Die Präsidentin des Zentralrats der Juden in Deutschland, Charlotte Knobloch, dankte Lehmann für «jahrelange vertrauensvolle und freundschaftliche Zusammenarbeit». Dabei seien «tiefe menschliche Bindungen» entstanden, «die sich auch in politisch schwierigen Zeiten als tragfähig und belastbar erwiesen» hätten, sagte Knobloch. Dies gelte für sie im gleichen Maße wie für ihre verstorbenen Amtsvorgänger Ignatz Bubis und Paul Spiegel.

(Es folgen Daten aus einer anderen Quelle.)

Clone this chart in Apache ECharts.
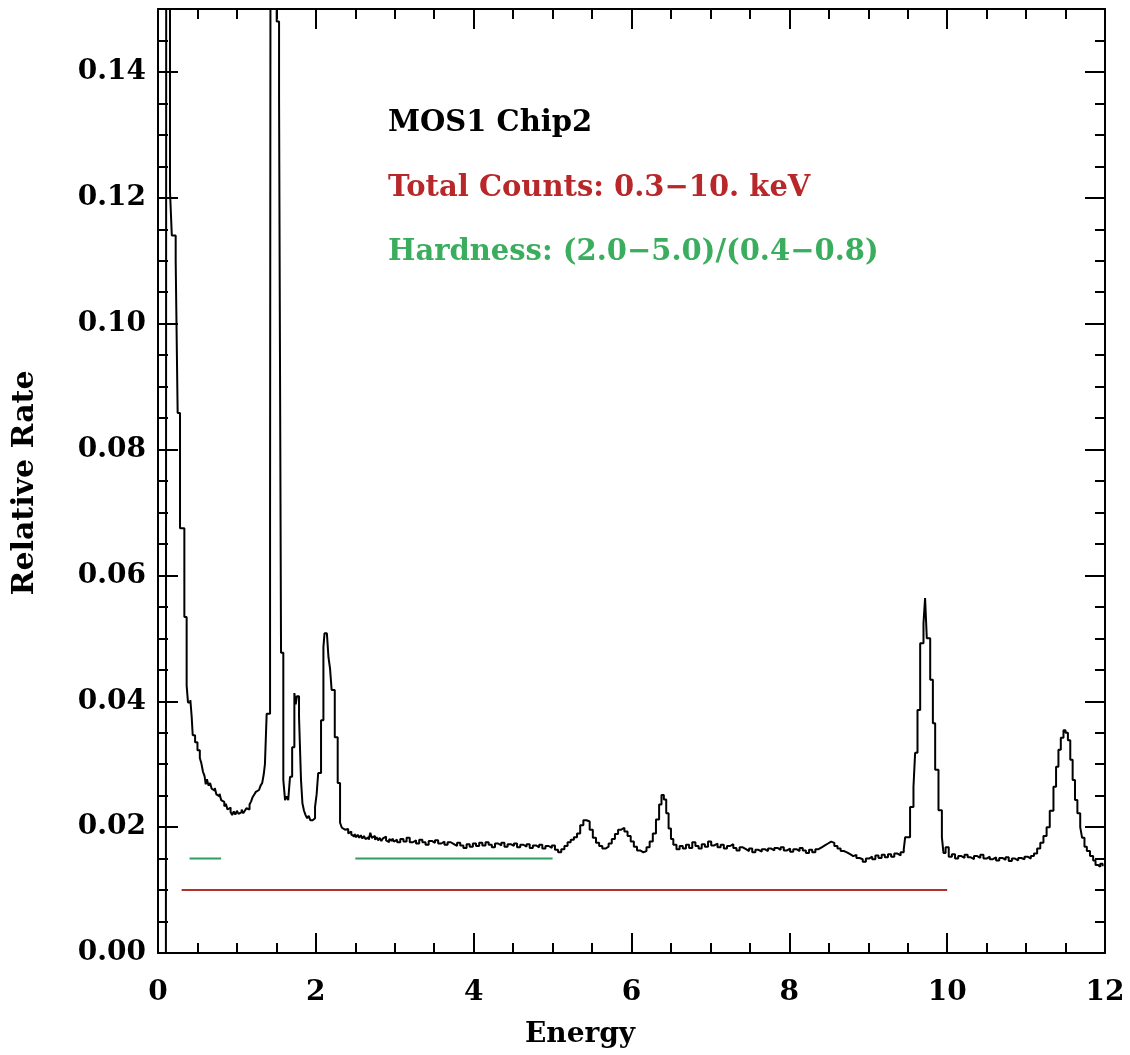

Bundeskanzlerin Angela Merkel (CDU) und SPD-Chef Kurt Beck betonten übereinstimmend, dass Lehmann weit über die katholische Kirche hinaus gewirkt habe und großes Ansehen genieße. Als brillantem Theologen sei es dem Mainzer Bischof oft gelungen , «mit Menschlichkeit und Humor verschiedene Ansichten zu versöhnen», sagte der rheinland-pfälzische Ministerpräsident. Die CDU-Chefin betonte, Lehmann werde für sie persönlich und für die Politik ein geschätzter Gesprächspartner bleiben.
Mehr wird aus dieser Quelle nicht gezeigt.